There were plenty of other choices as well. Here are some of the critics' picks:

—Alex Ross, The New Yorker: "I'm eagerly awaiting Christine Goerke's turn as Turandot, expecting that she will bring emotional fire to a famously cold role."

—Sarah Bryan Miller, the St. Louis Post-Dispatch, cited the same opera, for a different reason: "I'm going to vote for Puccini's 'Turandot,' and the opportunity to wallow in the glorious excesses of Franco Zeffirelli's 1987 production. Not many companies have the resources to pull off this version, with the built-in expectation of some of the world's best and biggest voices and an enormous cast of singers, dancers, and supernumeraries filling (and overfilling) the stage."

—Joshua Kosman, San Francisco Chronicle: "For me the most exciting prospect will be Sondra Radvanovsky doing the three Donizetti Tudor queens. ... Ms. Radvanovsky has done absolutely stunning work here in San Francisco and I can't imagine that she won't bring the same combination of vocal splendor and dramatic insight to these assignments as well."

—James Jorden, the New York Observer, chose "the new production of 'Les Pecheurs de Perles,' a second-drawer opera with some lovely music and a challenging puzzle for the director to create gripping theater from a very slim story. This project would be less interesting if not for the participation of Diana Damrau, who ... lately has seemed to skyrocket artistically. This is a very great and special talent, and she fully deserves the honor of being prima donna in this New Year's Eve gala opening night."

—Tim Smith, the Baltimore Sun: "I'm an unapologetic Puccini fan, so I can't help but look forward to getting a new 'Manon Lescaut' — even if Richard Eyre's updating to the 1940s turns out less than persuasive — and Jonas Kaufmann as des Grieux all in the same package. The prospect of hearing Kaufmann, the closest thing to a tenor superstar today, dig into this score with that dark, sensitive voice of his makes the production awfully enticing."

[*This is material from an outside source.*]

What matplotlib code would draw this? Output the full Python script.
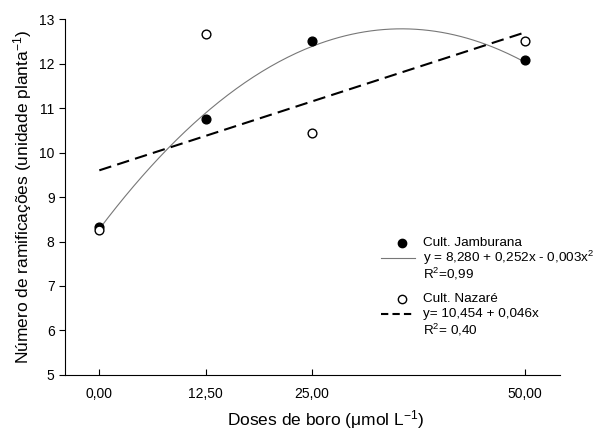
#Doses de boro x numero de ramificacoes, two cultivars with fitted curves

import numpy as np
import matplotlib
matplotlib.use('Agg')
import matplotlib.pyplot as plt

plt.rcParams['font.family'] = ['Liberation Sans', 'DejaVu Sans']
plt.rcParams['mathtext.default'] = 'regular'

doses = [0, 12.5, 25, 50]
jamburana = [8.33, 10.75, 12.50, 12.08]
nazare = [8.25, 12.67, 10.45, 12.50]

#fitted curves (coefficients, lowest order first)
coef_jamb = [8.280, 0.2535, -0.00357]
coef_naz = [9.60, 0.062]

xticks = [0, 12.5, 25, 50]
xticklabels = ['0,00', '12,50', '25,00', '50,00']
yticks = [5, 6, 7, 8, 9, 10, 11, 12, 13]

fig = plt.figure(figsize=(5.97, 4.33), dpi=100)
ax = fig.add_axes([0.1089, 0.134, 0.829, 0.822])

xs = np.linspace(doses[0], doses[-1], 200)
ax.plot(xs, np.polynomial.polynomial.polyval(xs, coef_jamb), color='#777777', lw=0.8)
ax.plot(xs, np.polynomial.polynomial.polyval(xs, coef_naz), color='black', lw=1.5,
        dashes=(6, 3))

ax.plot(doses, jamburana, 'o', color='black', ms=6.3, zorder=3)
ax.plot(doses, nazare, 'o', mfc='white', mec='black', mew=1.0, ms=6.3, zorder=3)

ax.set_xlim(-4.03, 54.1)
ax.set_ylim(5, 13)
ax.set_xticks(xticks)
ax.set_xticklabels(xticklabels)
ax.set_yticks(yticks)
ax.spines['top'].set_visible(False)
ax.spines['right'].set_visible(False)
ax.tick_params(axis='x', direction='in', length=4, labelsize=10, pad=9)
ax.tick_params(axis='y', direction='out', length=4, labelsize=10)
ax.set_xlabel(r'Doses de boro ($\mu$mol L$^{-1}$)', fontsize=12.5)
ax.xaxis.set_label_coords(0.526, -0.093)
ax.set_ylabel(r'Número de ramificações (unidade planta$^{-1}$)', fontsize=12.5, labelpad=4)

#legend drawn by hand
tr = ax.transAxes
fs = 9.7
ax.plot([0.680], [0.371], 'o', color='black', ms=6, transform=tr, clip_on=False)
ax.text(0.723, 0.371, 'Cult. Jamburana', transform=tr, fontsize=fs, va='center')
ax.plot([0.638, 0.707], [0.329, 0.329], color='#777777', lw=0.8, transform=tr)
ax.text(0.723, 0.329, r'y = 8,280 + 0,252x - 0,003x$^2$', transform=tr, fontsize=fs, va='center')
ax.text(0.723, 0.284, r'R$^2$=0,99', transform=tr, fontsize=fs, va='center')
ax.plot([0.680], [0.213], 'o', mfc='white', mec='black', mew=1.0, ms=6, transform=tr, clip_on=False)
ax.text(0.723, 0.213, 'Cult. Nazaré', transform=tr, fontsize=fs, va='center')
ax.plot([0.638, 0.703], [0.171, 0.171], color='black', lw=1.5, dashes=(3.5, 2), transform=tr)
ax.text(0.723, 0.171, 'y= 10,454 + 0,046x', transform=tr, fontsize=fs, va='center')
ax.text(0.723, 0.126, r'R$^2$= 0,40', transform=tr, fontsize=fs, va='center')

fig.savefig('out.png', dpi=100)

—Melinda Bargreen, former music critic for The Seattle Times: "The revival of 'La Donna del Lago' with Joyce DiDonato should be a pretty terrific Christmas present. Her co-star, tenor Lawrence Brownlee, is one of today's most amazing Rossini tenors; hearing them together should make this an irresistible ticket."

A few critics found little reason for enthusiasm at all. Mark Swed of the Los Angeles Times said in a telephone interview: "Looking over the schedule, I'm almost shocked ... Only two operas from the last 100 years. ... Nothing by an American composer. Nothing of our time. Sadly, this reflects what's going on at major houses all over the country."